The Cricket re-launch marks a new sub-brand for AT&T in prepaid, replacing the Aio Wireless brand it launched about a year ago. This time, it’s combining a familiar prepaid brand with one of the top two wireless networks in the country. This is the first time one of the top two US wireless networks has really put significant heft behind a prepaid brand, and it should be a big boost for Cricket in the market. In addition to the Cricket brand and AT&T network, AT&T is bringing some of the lessons it learned from Aio to the new venture. Aio was given free rein to develop its own processes, retail environments, culture and brand when it was launched by AT&T, operating at arm’s length from the rest of the company. As such, it did a lot of things differently from the parent company and these could easily have been lost as Aio was absorbed into Cricket. However, it looks as though AT&T has kept some of the best parts of Aio rather than simply replacing them, and those will start to filter through in the retail stores, in the branding and in the online and mobile customer experience.

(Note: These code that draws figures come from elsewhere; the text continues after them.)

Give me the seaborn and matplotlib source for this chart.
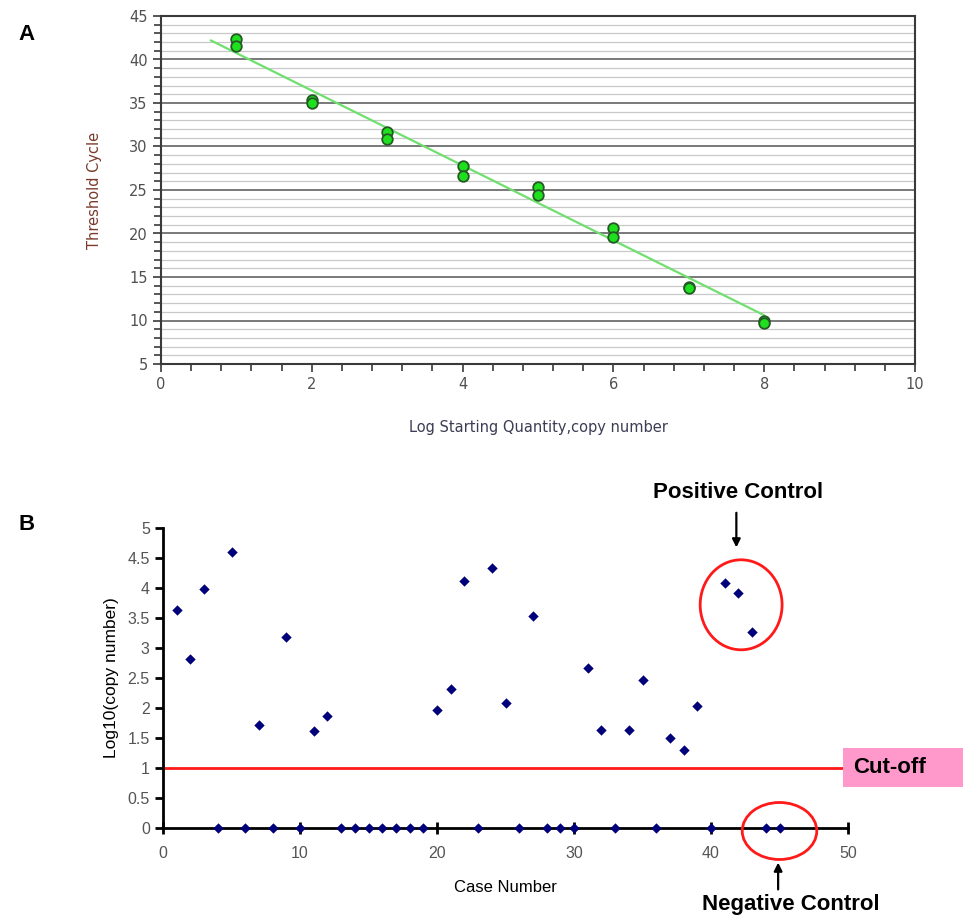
import matplotlib
matplotlib.use("Agg")
import matplotlib.pyplot as plt
import seaborn as sns
import numpy as np
import pandas as pd
from matplotlib.patches import Ellipse, Rectangle
from matplotlib.ticker import MultipleLocator

# panel A: standard curve
log_qty = [1, 1, 2, 2, 3, 3, 4, 4, 5, 5, 6, 6, 7, 7, 8, 8]
ct = [42.3, 41.6, 35.3, 35.0, 31.7, 30.9, 27.8, 26.6, 25.3, 24.4, 20.6, 19.6, 13.8, 13.7, 9.9, 9.7]
fit_x = [0.66, 8.0]
fit_y = [42.2, 10.6]

# panel B: cases
case_no = list(range(1, 46))
log_copy = [3.64, 2.82, 3.98, 0, 4.60, 0, 1.71, 0, 3.18, 0,
            1.62, 1.87, 0, 0, 0, 0, 0, 0, 0, 1.97,
            2.31, 4.12, 0, 4.33, 2.08, 0, 3.54, 0, 0, 0,
            2.66, 1.64, 0, 1.64, 2.47, 0, 1.50, 1.30, 2.03, 0,
            4.08, 3.92, 3.26, 0, 0]
cutoff = 1.0
pos_ctrl = (42.2, 3.72)
neg_ctrl = (45.0, -0.05)

df_a = pd.DataFrame({"x": log_qty, "y": ct})
df_fit = pd.DataFrame({"x": fit_x, "y": fit_y})
df_b = pd.DataFrame({"case": case_no, "val": log_copy})

sns.set_style("white")
plt.rcParams['font.family'] = ['Liberation Sans', 'DejaVu Sans']
plt.rcParams['text.color'] = 'black'
plt.rcParams['axes.labelcolor'] = 'black'

fig = plt.figure(figsize=(9.63, 9.17), dpi=100)

# ---------- A ----------
ax = fig.add_axes([161/963, 1-364/917, 754/963, 348/917])
ax.set_xlim(0, 10)
ax.set_ylim(5, 45)
ax.yaxis.set_major_locator(MultipleLocator(5))
ax.yaxis.set_minor_locator(MultipleLocator(1))
ax.xaxis.set_major_locator(MultipleLocator(2))
ax.xaxis.set_minor_locator(MultipleLocator(0.4))
ax.grid(which='minor', axis='y', color='#c8c8c8', lw=0.9)
ax.grid(which='major', axis='y', color='#6e6e6e', lw=1.3)
ax.set_axisbelow(True)
sns.lineplot(data=df_fit, x="x", y="y", ax=ax, color='#6fe06f', lw=1.6)
sns.scatterplot(data=df_a, x="x", y="y", ax=ax, s=58, color='#1fe01f',
                edgecolor='#245a24', linewidth=1.3, zorder=5)
for s in ax.spines.values():
    s.set_color('#3a3a3a')
    s.set_linewidth(1.5)
ax.tick_params(which='both', direction='out', color='#3a3a3a', width=1.2,
               left=True, bottom=True, labelsize=10.5, labelcolor='#505050')
ax.tick_params(which='major', length=6)
ax.tick_params(which='minor', length=5)
for lab in ax.get_xticklabels() + ax.get_yticklabels():
    lab.set_family('DejaVu Sans')
ax.set_xlabel("Log Starting Quantity,copy number", family='DejaVu Sans',
              fontsize=10.5, color='#3c3c55', labelpad=20)
ax.set_ylabel("Threshold Cycle", family='DejaVu Sans', fontsize=10.5,
              color='#7a3a2c', labelpad=19.5)
fig.text(18/963, 1-35/917, "A", fontsize=16, fontweight='bold', va='center')

# ---------- B ----------
bx = fig.add_axes([163/963, 1-828/917, 685/963, 300/917])
bx.set_xlim(0, 50)
bx.set_ylim(0, 5)
bx.axhline(cutoff, color='#ff1a1a', lw=2, zorder=2)
sns.scatterplot(data=df_b, x="case", y="val", ax=bx, marker='D', s=28,
                color='#00007a', edgecolor='#00007a', linewidth=0, zorder=5,
                clip_on=False)
sns.despine(ax=bx)
for s in ['left', 'bottom']:
    bx.spines[s].set_color('black')
    bx.spines[s].set_linewidth(2)
bx.xaxis.set_major_locator(MultipleLocator(10))
bx.set_yticks(np.arange(0, 5.01, 0.5))
bx.set_yticklabels(["0", "0.5", "1", "1.5", "2", "2.5", "3", "3.5", "4", "4.5", "5"])
bx.tick_params(axis='y', direction='out', length=6, width=2, color='black',
               left=True, labelsize=11.5, labelcolor='#555555')
bx.tick_params(axis='x', direction='inout', length=8, width=2, color='black',
               bottom=True, labelsize=11.5, labelcolor='#555555', pad=9)
bx.set_xlabel("Case Number", fontsize=12, labelpad=14)
bx.set_ylabel("Log10(copy number)", fontsize=12.5, labelpad=6)

bx.add_patch(Ellipse(pos_ctrl, 5.98, 1.5, fill=False, edgecolor='#ff1a1a',
                     lw=2, clip_on=False, zorder=6))
bx.add_patch(Ellipse(neg_ctrl, 5.44, 0.95, fill=False, edgecolor='#ff1a1a',
                     lw=2, clip_on=False, zorder=6))
arrow = dict(arrowstyle='-|>', color='black', lw=1.6, mutation_scale=12)
bx.annotate('', xy=(41.85, 4.63), xytext=(41.85, 5.3), arrowprops=arrow,
            annotation_clip=False)
bx.annotate('', xy=(44.9, -0.53), xytext=(44.9, -1.07), arrowprops=arrow,
            annotation_clip=False)
bx.text(42.0, 5.6, "Positive Control", fontsize=16, fontweight='bold',
        ha='center', va='center', clip_on=False)
bx.text(45.8, -1.27, "Negative Control", fontsize=16, fontweight='bold',
        ha='center', va='center', clip_on=False)

fig.patches.append(Rectangle((843/963, 1-787/917), 120/963, 39/917,
                             transform=fig.transFigure, facecolor='#ff99cc',
                             edgecolor='none', zorder=10))
fig.text(853/963, 1-767.5/917, "Cut-off", fontsize=16, fontweight='bold',
         va='center', zorder=11)
fig.text(18/963, 1-525/917, "B", fontsize=16, fontweight='bold', va='center')

fig.savefig("out.png", dpi=100)
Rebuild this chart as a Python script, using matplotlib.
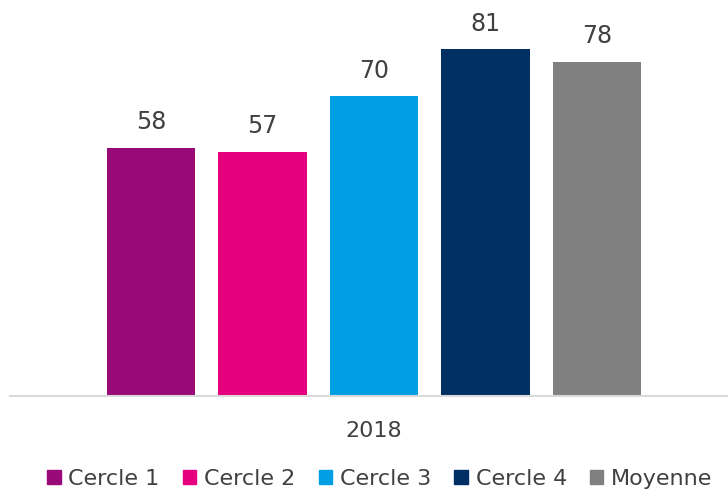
import matplotlib.pyplot as plt
from matplotlib.patches import Patch

categories = ["Cercle 1", "Cercle 2", "Cercle 3", "Cercle 4", "Moyenne"]
values = [58, 57, 70, 81, 78]
colours = ["#990A78", "#E5007D", "#009FE3", "#003063", "#808080"]
year = "2018"

plt.rcParams['font.family'] = ['DejaVu Sans']
text_col = "#404040"

fig = plt.figure(figsize=(7.28, 4.94), dpi=100)
ax = fig.add_axes([10 / 728, 1 - 396 / 494, 1 - 10 / 728, 396 / 494])

x = list(range(len(values)))
bars = ax.bar(x, values, width=0.79, color=colours)
for xi, v in zip(x, values):
    ax.text(xi, v + 3.2, str(v), ha="center", va="bottom", fontsize=17, color=text_col)

ax.set_xlim(-1.265, 5.175)
ax.set_ylim(0, 92.5)
ax.set_yticks([])
ax.set_xticks([2])
ax.set_xticklabels([year], fontsize=16, color=text_col)
ax.tick_params(axis="x", length=0, pad=18)
for s in ["top", "right", "left"]:
    ax.spines[s].set_visible(False)
ax.spines["bottom"].set_color("#D9D9D9")
ax.spines["bottom"].set_linewidth(1.5)

handles = [Patch(color=c, label=l) for c, l in zip(colours, categories)]
fig.legend(handles=handles, loc="center", bbox_to_anchor=(380 / 728, 1 - 479 / 494),
           ncol=5, frameon=False, fontsize=16, handlelength=0.6, handleheight=0.6,
           handletextpad=0.35, columnspacing=1.05, labelcolor=text_col)

fig.savefig("out.png", dpi=100)
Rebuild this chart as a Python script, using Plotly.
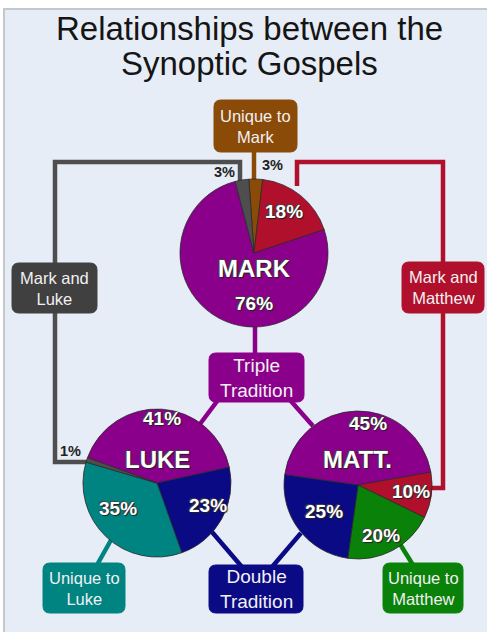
import plotly.graph_objects as go

# ---------------- data ----------------
title_lines = ["Relationships between the", "Synoptic Gospels"]

gospels = ["MARK", "LUKE", "MATT."]

mark_labels = ["Unique to Mark", "Mark and Matthew", "Triple Tradition", "Mark and Luke"]
mark_values = [3, 18, 76, 3]

luke_labels = ["Triple Tradition", "Double Tradition", "Unique to Luke", "Mark and Luke"]
luke_values = [41, 23, 35, 1]

matt_labels = ["Triple Tradition", "Mark and Matthew", "Unique to Matthew", "Double Tradition"]
matt_values = [45, 10, 20, 25]

box_texts = ["Unique to<br>Mark", "Mark and<br>Luke", "Mark and<br>Matthew", "Triple<br>Tradition",
             "Unique to<br>Luke", "Double<br>Tradition", "Unique to<br>Matthew"]
box_keys = ["Unique to Mark", "Mark and Luke", "Mark and Matthew", "Triple Tradition",
            "Unique to Luke", "Double Tradition", "Unique to Matthew"]

# ---------------- styles / layout ----------------
W, H = 487, 632
COL = {
    "Unique to Mark": "#8A4A08",
    "Mark and Matthew": "#B0102C",
    "Triple Tradition": "#8B008B",
    "Mark and Luke": "#4E4E4E",
    "Double Tradition": "#0A0A84",
    "Unique to Luke": "#008482",
    "Unique to Matthew": "#0A820A",
}
BOX_COL = dict(COL)
BOX_COL["Mark and Luke"] = "#404040"
BG = "#E7EDF6"
FONT = "Arial, Liberation Sans, sans-serif"

# pie geometry: center x, center y, radius (pixels), rotation
pie_geo = {
    "MARK": (254, 253, 74, -4),
    "LUKE": (157, 483, 74, -70),
    "MATT.": (358, 485, 74, -82),
}

# boxes: x0, x1, y0, y1
box_pos = {
    "Unique to Mark": (214, 297, 100, 152),
    "Mark and Luke": (12, 97, 263, 313),
    "Mark and Matthew": (402, 484, 262, 313),
    "Triple Tradition": (209, 304, 353, 402),
    "Unique to Luke": (43, 125, 563, 613),
    "Double Tradition": (209, 303, 565, 613),
    "Unique to Matthew": (383, 463, 563, 613),
}
box_font = {k: 16.5 for k in box_keys}
box_font["Triple Tradition"] = 19
box_font["Double Tradition"] = 19

# connector polylines
connectors = [
    ("Unique to Mark", [(254, 150), (254, 182)]),
    ("Mark and Luke", [(240, 184), (240, 162), (55, 162), (55, 462), (88, 462)]),
    ("Mark and Matthew", [(297, 186), (297, 162), (443, 162), (443, 488), (431, 488)]),
    ("Triple Tradition", [(255, 325), (255, 355)]),
    ("Triple Tradition", [(218, 400), (200, 424)]),
    ("Triple Tradition", [(290, 400), (313, 426)]),
    ("Double Tradition", [(212, 532), (242, 567)]),
    ("Double Tradition", [(301, 533), (272, 567)]),
    ("Unique to Luke", [(111, 540), (97, 565)]),
    ("Unique to Matthew", [(400, 544), (413, 565)]),
]

# label positions (pixels)
name_pos = {"MARK": (254, 268), "LUKE": (157, 459), "MATT.": (357, 459)}
pct_pos = {
    "MARK": [(272, 165), (284, 211), (254, 303), (224, 172)],
    "LUKE": [(162, 418), (208, 505), (118, 508), (70, 451)],
    "MATT.": [(368, 423), (411, 491), (381, 535), (324, 511)],
}
pct_dark = {"MARK": [True, False, False, True], "LUKE": [False, False, False, True],
            "MATT.": [False, False, False, False]}

fig = go.Figure()

series = {"MARK": (mark_labels, mark_values), "LUKE": (luke_labels, luke_values),
          "MATT.": (matt_labels, matt_values)}

for g in gospels:
    labels, values = series[g]
    cx, cy, r, rot = pie_geo[g]
    fig.add_trace(go.Pie(
        labels=labels, values=values, sort=False, direction="clockwise", rotation=rot,
        marker=dict(colors=[COL[l] for l in labels], line=dict(color="#2a2a2a", width=0.8)),
        textinfo="none", hoverinfo="label+percent", showlegend=False,
        domain=dict(x=[(cx - r) / W, (cx + r) / W], y=[1 - (cy + r) / H, 1 - (cy - r) / H]),
    ))

shapes = []
# frame / background
shapes.append(dict(type="rect", xref="x", yref="y", x0=4, x1=W + 5, y0=9, y1=H + 5,
                   fillcolor=BG, line=dict(color="#C4C8CE", width=2), layer="below"))

for key, pts in connectors:
    path = "M " + " L ".join(f"{x},{y}" for x, y in pts)
    shapes.append(dict(type="path", xref="x", yref="y", path=path,
                       line=dict(color=COL[key], width=4.5), layer="below"))


def rounded(x0, x1, y0, y1, rr=7):
    return (f"M {x0+rr},{y0} L {x1-rr},{y0} Q {x1},{y0} {x1},{y0+rr} L {x1},{y1-rr} "
            f"Q {x1},{y1} {x1-rr},{y1} L {x0+rr},{y1} Q {x0},{y1} {x0},{y1-rr} "
            f"L {x0},{y0+rr} Q {x0},{y0} {x0+rr},{y0} Z")


annotations = []
for key, txt in zip(box_keys, box_texts):
    x0, x1, y0, y1 = box_pos[key]
    shapes.append(dict(type="path", xref="x", yref="y", path=rounded(x0, x1, y0, y1),
                       fillcolor=BOX_COL[key], line=dict(color=BOX_COL[key], width=1), layer="below"))
    annotations.append(dict(x=(x0 + x1) / 2, y=(y0 + y1) / 2, xref="x", yref="y", text=txt,
                            showarrow=False, font=dict(family=FONT, size=box_font[key], color="#F2F0F2"),
                            align="center"))

# title
for t, y in zip(title_lines, [28, 63]):
    annotations.append(dict(x=249, y=y, xref="x", yref="y", text=t, showarrow=False,
                            font=dict(family=FONT, size=33, color="#151515")))

shadow = "1px 1px 1px #222, -1px -1px 1px #444"
for g in gospels:
    labels, values = series[g]
    x, y = name_pos[g]
    annotations.append(dict(x=x, y=y, xref="x", yref="y", text=f"<b>{g}</b>", showarrow=False,
                            font=dict(family=FONT, size=24, color="white", shadow=shadow)))
    for v, (px, py), dark in zip(values, pct_pos[g], pct_dark[g]):
        if dark:
            f = dict(family=FONT, size=14.5, color="#222")
        else:
            f = dict(family=FONT, size=19, color="white", shadow=shadow)
        annotations.append(dict(x=px, y=py, xref="x", yref="y", text=f"<b>{v}%</b>",
                                showarrow=False, font=f))

fig.update_layout(
    width=W, height=H, margin=dict(l=0, r=0, t=0, b=0),
    paper_bgcolor="white", plot_bgcolor="white",
    xaxis=dict(range=[0, W], visible=False, fixedrange=True),
    yaxis=dict(range=[H, 0], visible=False, fixedrange=True),
    shapes=shapes, annotations=annotations, showlegend=False,
)

fig.write_html(
    "out.html",
    config={"displayModeBar": False},
    post_script="document.body.style.margin='0';document.body.style.overflow='hidden';",
)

Prepaid is hot in the US wireless market, having long been the red-headed stepchild of the industry. It now represents about a quarter of the subscribers at the big five providers, and is growing fast at Tracfone and T-Mobile in particular. AT&T’s prepaid subscribers haven’t grown in two years, largely because its GoPhone brand isn’t heavily promoted and Aio was still nascent at the time of the acquisition. Cricket represents a chance for AT&T to tap into this market and benefit from some of the growth that’s happening there. The challenge will be marketing the benefits of the AT&T network when AT&T is keen to keep the Cricket brand separate from its own and downplay the connections so as to preserve the perceived value of the AT&T-branded experience. Cricket’s prices are significantly lower than AT&T’s own branded services, and so it will be very careful about articulating the connection between the two, even as it wants to tout the benefits of the much more robust network.
Part of what’s been behind the growth of prepaid in recent years is the increased flexibility it offers versus traditional 2-year contract plans. Whereas it was once the province only of people with sub-prime credit, it’s become more mainstream among people with good credit who want the greater flexibility it offers. But as contracts and device subsidy models on the postpaid side start to change, it’s possible that the attractiveness of prepaid will begin to fade again, and growth will slow as some subscribers migrate back to postpaid plans. AT&T’s bet on Leap is an investment in prepaid’s future, but it remains to be seen whether that’s future is as bright as it has seemed.